• Records shown:

==================================================

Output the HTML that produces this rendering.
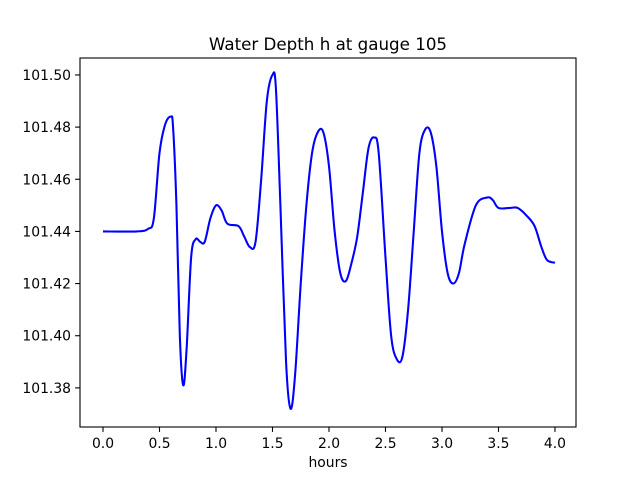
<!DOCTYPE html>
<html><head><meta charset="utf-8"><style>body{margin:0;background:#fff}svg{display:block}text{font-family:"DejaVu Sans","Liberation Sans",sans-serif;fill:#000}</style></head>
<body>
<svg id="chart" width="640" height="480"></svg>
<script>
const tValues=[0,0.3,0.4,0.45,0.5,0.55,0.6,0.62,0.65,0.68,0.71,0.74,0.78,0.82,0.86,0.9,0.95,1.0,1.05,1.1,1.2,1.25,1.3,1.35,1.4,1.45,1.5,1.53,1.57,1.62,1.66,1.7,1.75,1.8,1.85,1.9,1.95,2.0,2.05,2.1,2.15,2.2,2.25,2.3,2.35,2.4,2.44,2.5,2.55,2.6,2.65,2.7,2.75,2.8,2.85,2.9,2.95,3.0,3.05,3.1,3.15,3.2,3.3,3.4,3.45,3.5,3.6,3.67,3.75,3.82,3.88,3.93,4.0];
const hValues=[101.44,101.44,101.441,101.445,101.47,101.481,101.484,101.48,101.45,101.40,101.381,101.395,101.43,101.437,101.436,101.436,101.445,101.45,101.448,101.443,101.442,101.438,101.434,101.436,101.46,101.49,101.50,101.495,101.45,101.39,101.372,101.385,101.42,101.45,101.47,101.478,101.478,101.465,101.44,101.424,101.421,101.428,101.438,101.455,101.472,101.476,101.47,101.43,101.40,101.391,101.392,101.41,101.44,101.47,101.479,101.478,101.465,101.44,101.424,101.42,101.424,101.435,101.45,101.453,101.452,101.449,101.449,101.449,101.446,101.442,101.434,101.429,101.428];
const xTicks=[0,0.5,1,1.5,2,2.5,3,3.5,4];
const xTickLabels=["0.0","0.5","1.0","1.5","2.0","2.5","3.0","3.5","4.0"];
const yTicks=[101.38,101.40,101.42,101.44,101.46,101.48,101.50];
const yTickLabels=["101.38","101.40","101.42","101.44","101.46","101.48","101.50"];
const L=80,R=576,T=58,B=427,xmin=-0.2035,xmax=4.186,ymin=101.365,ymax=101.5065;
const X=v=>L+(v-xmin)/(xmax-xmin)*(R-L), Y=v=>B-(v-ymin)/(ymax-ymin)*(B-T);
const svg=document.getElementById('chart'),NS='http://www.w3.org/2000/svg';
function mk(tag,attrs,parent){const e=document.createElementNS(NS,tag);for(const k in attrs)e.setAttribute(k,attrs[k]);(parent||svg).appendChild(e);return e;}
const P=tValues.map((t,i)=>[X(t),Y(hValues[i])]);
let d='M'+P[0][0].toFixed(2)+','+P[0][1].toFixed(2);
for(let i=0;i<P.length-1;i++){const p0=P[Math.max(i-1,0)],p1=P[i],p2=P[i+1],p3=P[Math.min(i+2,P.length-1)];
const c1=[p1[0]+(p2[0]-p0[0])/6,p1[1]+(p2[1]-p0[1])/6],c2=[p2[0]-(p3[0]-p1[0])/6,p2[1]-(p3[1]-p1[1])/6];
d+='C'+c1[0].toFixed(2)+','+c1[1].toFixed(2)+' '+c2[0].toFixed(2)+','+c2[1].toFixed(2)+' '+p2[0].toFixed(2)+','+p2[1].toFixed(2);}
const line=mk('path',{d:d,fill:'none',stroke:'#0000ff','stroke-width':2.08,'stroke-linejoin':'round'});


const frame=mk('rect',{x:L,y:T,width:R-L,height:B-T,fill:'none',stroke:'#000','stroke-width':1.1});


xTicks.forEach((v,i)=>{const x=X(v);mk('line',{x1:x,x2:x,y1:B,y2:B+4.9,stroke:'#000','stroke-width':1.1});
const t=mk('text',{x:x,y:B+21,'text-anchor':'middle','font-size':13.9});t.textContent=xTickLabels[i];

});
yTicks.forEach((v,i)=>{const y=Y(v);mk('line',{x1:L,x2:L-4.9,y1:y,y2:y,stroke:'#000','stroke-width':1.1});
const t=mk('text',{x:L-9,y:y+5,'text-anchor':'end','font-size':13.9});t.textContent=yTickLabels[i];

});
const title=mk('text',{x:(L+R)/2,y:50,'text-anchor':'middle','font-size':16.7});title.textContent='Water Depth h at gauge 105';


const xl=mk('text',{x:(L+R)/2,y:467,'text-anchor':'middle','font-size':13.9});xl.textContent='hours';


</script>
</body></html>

==================================================

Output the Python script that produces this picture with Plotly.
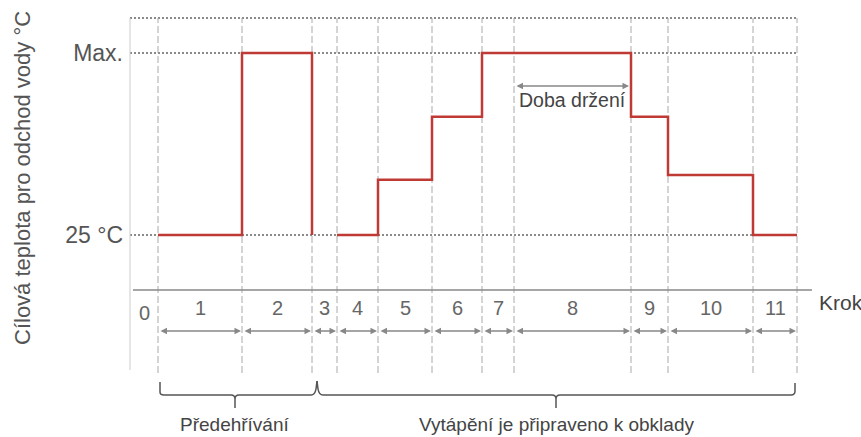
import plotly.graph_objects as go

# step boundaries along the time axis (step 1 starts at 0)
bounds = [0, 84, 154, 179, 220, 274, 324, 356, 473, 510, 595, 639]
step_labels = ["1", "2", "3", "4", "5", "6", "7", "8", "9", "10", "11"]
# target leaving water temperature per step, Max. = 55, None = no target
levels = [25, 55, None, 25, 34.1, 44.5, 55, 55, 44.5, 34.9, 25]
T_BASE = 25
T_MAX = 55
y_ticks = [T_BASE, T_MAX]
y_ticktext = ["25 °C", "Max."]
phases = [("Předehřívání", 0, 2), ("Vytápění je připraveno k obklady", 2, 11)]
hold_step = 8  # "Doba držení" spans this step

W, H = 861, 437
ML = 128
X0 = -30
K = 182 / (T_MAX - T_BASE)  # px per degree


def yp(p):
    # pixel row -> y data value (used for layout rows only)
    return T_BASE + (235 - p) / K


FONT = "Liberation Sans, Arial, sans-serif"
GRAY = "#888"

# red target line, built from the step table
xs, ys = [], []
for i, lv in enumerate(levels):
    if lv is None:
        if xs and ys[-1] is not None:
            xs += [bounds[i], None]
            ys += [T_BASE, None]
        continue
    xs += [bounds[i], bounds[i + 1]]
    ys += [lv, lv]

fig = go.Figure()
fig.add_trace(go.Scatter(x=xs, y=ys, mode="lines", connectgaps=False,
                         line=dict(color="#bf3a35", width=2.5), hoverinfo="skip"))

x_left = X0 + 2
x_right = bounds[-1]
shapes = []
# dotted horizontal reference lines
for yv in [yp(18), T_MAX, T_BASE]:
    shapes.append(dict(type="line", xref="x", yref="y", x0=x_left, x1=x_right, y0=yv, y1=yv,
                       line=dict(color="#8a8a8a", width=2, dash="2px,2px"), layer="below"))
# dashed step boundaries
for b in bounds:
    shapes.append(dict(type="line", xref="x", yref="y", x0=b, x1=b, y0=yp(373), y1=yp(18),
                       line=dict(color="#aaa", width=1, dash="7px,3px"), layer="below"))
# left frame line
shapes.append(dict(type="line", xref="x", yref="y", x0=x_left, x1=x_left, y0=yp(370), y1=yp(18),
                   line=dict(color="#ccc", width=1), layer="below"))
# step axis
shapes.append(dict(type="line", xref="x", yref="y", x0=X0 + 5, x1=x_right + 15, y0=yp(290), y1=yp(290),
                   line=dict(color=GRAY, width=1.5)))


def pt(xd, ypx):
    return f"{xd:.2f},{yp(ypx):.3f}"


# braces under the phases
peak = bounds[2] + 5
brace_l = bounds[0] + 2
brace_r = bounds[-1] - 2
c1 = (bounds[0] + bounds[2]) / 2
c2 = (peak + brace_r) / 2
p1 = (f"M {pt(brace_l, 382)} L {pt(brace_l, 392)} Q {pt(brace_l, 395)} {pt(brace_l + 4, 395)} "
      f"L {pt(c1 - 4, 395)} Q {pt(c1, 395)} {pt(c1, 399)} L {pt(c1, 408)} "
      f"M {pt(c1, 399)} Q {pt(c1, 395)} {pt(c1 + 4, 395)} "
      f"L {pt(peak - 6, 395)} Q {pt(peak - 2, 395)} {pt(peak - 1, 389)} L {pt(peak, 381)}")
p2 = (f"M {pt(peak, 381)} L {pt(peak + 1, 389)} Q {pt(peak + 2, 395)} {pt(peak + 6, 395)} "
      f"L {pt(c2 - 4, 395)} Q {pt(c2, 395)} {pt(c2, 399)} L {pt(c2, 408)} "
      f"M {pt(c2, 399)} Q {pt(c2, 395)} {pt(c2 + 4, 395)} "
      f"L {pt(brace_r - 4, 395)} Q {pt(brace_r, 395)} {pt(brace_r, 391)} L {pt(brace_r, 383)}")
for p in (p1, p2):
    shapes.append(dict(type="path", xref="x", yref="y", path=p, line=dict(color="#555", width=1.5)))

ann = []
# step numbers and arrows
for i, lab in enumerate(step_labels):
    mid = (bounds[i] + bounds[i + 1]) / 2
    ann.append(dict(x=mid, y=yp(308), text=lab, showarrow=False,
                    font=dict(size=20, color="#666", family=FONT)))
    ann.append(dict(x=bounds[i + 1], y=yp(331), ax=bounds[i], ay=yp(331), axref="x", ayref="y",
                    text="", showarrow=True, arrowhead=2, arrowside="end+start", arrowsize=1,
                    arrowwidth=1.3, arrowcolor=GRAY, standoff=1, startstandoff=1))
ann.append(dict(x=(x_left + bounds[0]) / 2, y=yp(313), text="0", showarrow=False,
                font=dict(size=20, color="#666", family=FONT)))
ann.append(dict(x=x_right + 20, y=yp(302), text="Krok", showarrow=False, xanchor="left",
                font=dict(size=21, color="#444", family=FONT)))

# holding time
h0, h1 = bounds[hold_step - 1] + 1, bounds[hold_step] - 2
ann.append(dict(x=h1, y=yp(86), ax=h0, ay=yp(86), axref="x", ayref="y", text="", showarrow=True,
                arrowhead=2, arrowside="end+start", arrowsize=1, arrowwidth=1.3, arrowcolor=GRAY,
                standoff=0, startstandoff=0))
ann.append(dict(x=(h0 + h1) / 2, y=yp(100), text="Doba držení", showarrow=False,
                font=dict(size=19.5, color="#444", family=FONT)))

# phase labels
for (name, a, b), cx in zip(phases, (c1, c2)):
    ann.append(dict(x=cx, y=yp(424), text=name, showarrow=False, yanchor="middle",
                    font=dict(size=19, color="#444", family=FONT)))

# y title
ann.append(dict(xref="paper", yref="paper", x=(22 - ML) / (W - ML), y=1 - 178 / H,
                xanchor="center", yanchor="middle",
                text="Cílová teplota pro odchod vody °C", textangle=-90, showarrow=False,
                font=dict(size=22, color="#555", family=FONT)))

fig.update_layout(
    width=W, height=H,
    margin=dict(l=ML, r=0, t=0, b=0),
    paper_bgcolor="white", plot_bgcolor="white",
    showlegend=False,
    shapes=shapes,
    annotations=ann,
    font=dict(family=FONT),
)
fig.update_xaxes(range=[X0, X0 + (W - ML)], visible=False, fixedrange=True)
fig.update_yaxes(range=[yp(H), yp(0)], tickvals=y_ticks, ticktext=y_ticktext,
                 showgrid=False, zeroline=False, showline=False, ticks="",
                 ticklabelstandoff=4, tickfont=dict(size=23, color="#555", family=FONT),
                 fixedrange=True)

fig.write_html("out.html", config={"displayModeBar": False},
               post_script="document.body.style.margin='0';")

==================================================

Your first line is the one with "Output the Python", and your last is the one with "import plotly.graph_objects as go". Copy those and every line between them exactly, without any pictures.

Output the Python script that produces this picture with Plotly.
import plotly.graph_objects as go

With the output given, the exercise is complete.